Problem description: Write out the data below exactly as given, without any of its pictures.

Dataset section:
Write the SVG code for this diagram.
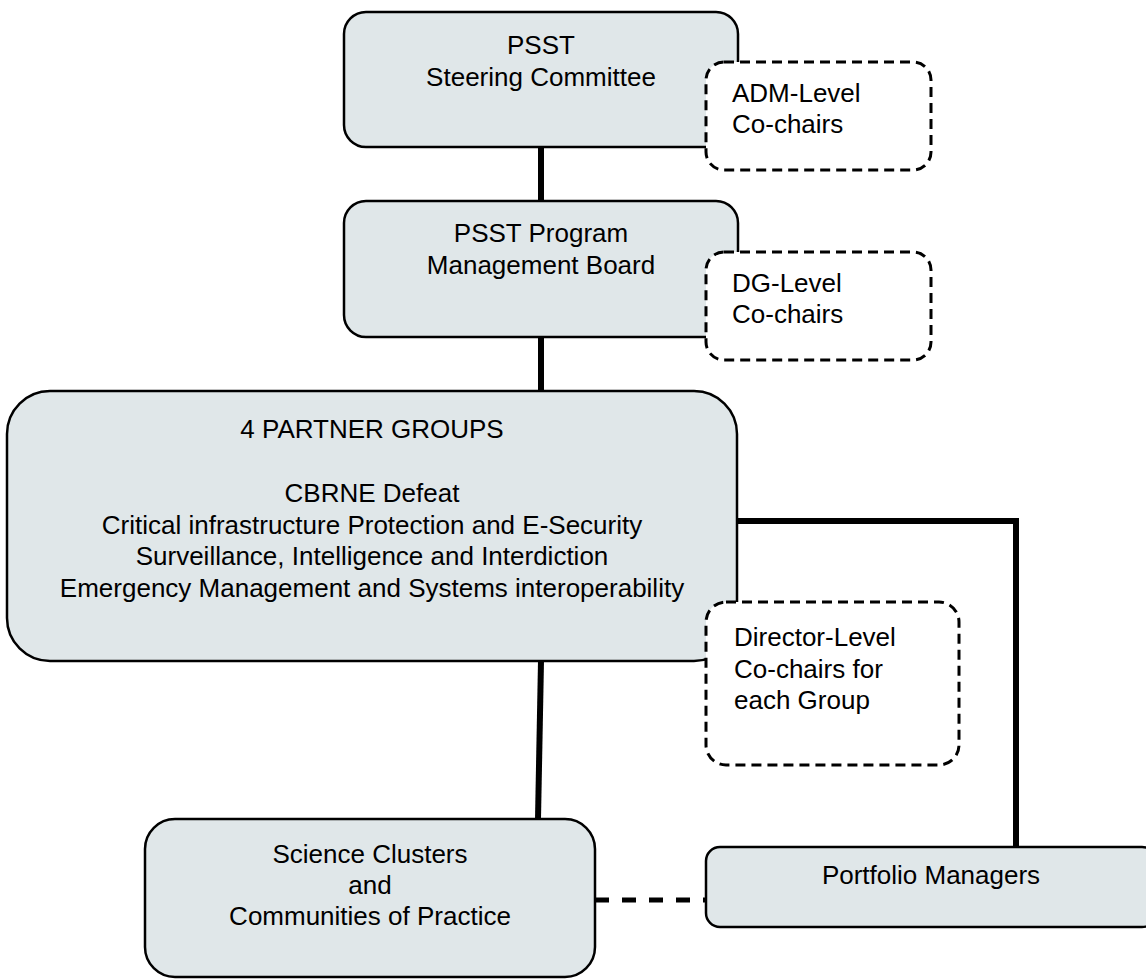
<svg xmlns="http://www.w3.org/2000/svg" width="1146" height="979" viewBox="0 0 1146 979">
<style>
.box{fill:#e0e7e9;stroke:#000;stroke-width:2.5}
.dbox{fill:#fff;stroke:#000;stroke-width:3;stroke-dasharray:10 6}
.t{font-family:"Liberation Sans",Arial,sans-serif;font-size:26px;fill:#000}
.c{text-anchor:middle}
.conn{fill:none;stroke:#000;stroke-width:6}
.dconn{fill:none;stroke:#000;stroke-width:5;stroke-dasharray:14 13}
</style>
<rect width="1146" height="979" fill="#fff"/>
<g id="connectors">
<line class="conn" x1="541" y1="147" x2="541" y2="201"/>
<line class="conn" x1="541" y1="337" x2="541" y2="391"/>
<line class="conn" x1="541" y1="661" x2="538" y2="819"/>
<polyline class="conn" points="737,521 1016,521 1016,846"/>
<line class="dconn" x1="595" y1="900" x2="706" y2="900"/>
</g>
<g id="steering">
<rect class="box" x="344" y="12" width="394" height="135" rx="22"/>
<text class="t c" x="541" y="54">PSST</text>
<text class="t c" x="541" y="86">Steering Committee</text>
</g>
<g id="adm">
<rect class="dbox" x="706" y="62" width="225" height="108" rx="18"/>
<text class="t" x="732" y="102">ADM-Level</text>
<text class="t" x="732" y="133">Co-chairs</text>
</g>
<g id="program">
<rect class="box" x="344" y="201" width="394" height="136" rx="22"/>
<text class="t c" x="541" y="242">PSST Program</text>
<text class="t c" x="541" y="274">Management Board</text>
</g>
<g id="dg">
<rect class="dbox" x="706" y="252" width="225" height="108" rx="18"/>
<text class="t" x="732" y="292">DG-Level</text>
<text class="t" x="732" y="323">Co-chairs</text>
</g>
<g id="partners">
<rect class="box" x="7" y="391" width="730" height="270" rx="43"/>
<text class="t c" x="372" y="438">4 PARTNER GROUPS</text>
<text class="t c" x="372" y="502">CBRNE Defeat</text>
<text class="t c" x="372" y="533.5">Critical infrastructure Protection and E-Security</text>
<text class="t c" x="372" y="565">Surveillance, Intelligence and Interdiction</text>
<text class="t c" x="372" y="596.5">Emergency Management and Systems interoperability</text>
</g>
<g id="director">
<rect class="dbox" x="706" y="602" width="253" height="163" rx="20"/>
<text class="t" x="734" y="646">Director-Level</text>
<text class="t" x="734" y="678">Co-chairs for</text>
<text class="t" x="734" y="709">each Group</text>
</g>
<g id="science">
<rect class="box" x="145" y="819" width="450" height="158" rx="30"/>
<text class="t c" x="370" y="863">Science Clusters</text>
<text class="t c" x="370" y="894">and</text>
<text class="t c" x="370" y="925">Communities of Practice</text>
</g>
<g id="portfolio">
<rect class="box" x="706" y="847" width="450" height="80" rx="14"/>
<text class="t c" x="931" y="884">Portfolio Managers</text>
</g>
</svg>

Response:
Write the SVG code for this diagram.
<svg xmlns="http://www.w3.org/2000/svg" width="1146" height="979" viewBox="0 0 1146 979">
<style>
.box{fill:#e0e7e9;stroke:#000;stroke-width:2.5}
.dbox{fill:#fff;stroke:#000;stroke-width:3;stroke-dasharray:10 6}
.t{font-family:"Liberation Sans",Arial,sans-serif;font-size:26px;fill:#000}
.c{text-anchor:middle}
.conn{fill:none;stroke:#000;stroke-width:6}
.dconn{fill:none;stroke:#000;stroke-width:5;stroke-dasharray:14 13}
</style>
<rect width="1146" height="979" fill="#fff"/>
<g id="connectors">
<line class="conn" x1="541" y1="147" x2="541" y2="201"/>
<line class="conn" x1="541" y1="337" x2="541" y2="391"/>
<line class="conn" x1="541" y1="661" x2="538" y2="819"/>
<polyline class="conn" points="737,521 1016,521 1016,846"/>
<line class="dconn" x1="595" y1="900" x2="706" y2="900"/>
</g>
<g id="steering">
<rect class="box" x="344" y="12" width="394" height="135" rx="22"/>
<text class="t c" x="541" y="54">PSST</text>
<text class="t c" x="541" y="86">Steering Committee</text>
</g>
<g id="adm">
<rect class="dbox" x="706" y="62" width="225" height="108" rx="18"/>
<text class="t" x="732" y="102">ADM-Level</text>
<text class="t" x="732" y="133">Co-chairs</text>
</g>
<g id="program">
<rect class="box" x="344" y="201" width="394" height="136" rx="22"/>
<text class="t c" x="541" y="242">PSST Program</text>
<text class="t c" x="541" y="274">Management Board</text>
</g>
<g id="dg">
<rect class="dbox" x="706" y="252" width="225" height="108" rx="18"/>
<text class="t" x="732" y="292">DG-Level</text>
<text class="t" x="732" y="323">Co-chairs</text>
</g>
<g id="partners">
<rect class="box" x="7" y="391" width="730" height="270" rx="43"/>
<text class="t c" x="372" y="438">4 PARTNER GROUPS</text>
<text class="t c" x="372" y="502">CBRNE Defeat</text>
<text class="t c" x="372" y="533.5">Critical infrastructure Protection and E-Security</text>
<text class="t c" x="372" y="565">Surveillance, Intelligence and Interdiction</text>
<text class="t c" x="372" y="596.5">Emergency Management and Systems interoperability</text>
</g>
<g id="director">
<rect class="dbox" x="706" y="602" width="253" height="163" rx="20"/>
<text class="t" x="734" y="646">Director-Level</text>
<text class="t" x="734" y="678">Co-chairs for</text>
<text class="t" x="734" y="709">each Group</text>
</g>
<g id="science">
<rect class="box" x="145" y="819" width="450" height="158" rx="30"/>
<text class="t c" x="370" y="863">Science Clusters</text>
<text class="t c" x="370" y="894">and</text>
<text class="t c" x="370" y="925">Communities of Practice</text>
</g>
<g id="portfolio">
<rect class="box" x="706" y="847" width="450" height="80" rx="14"/>
<text class="t c" x="931" y="884">Portfolio Managers</text>
</g>
</svg>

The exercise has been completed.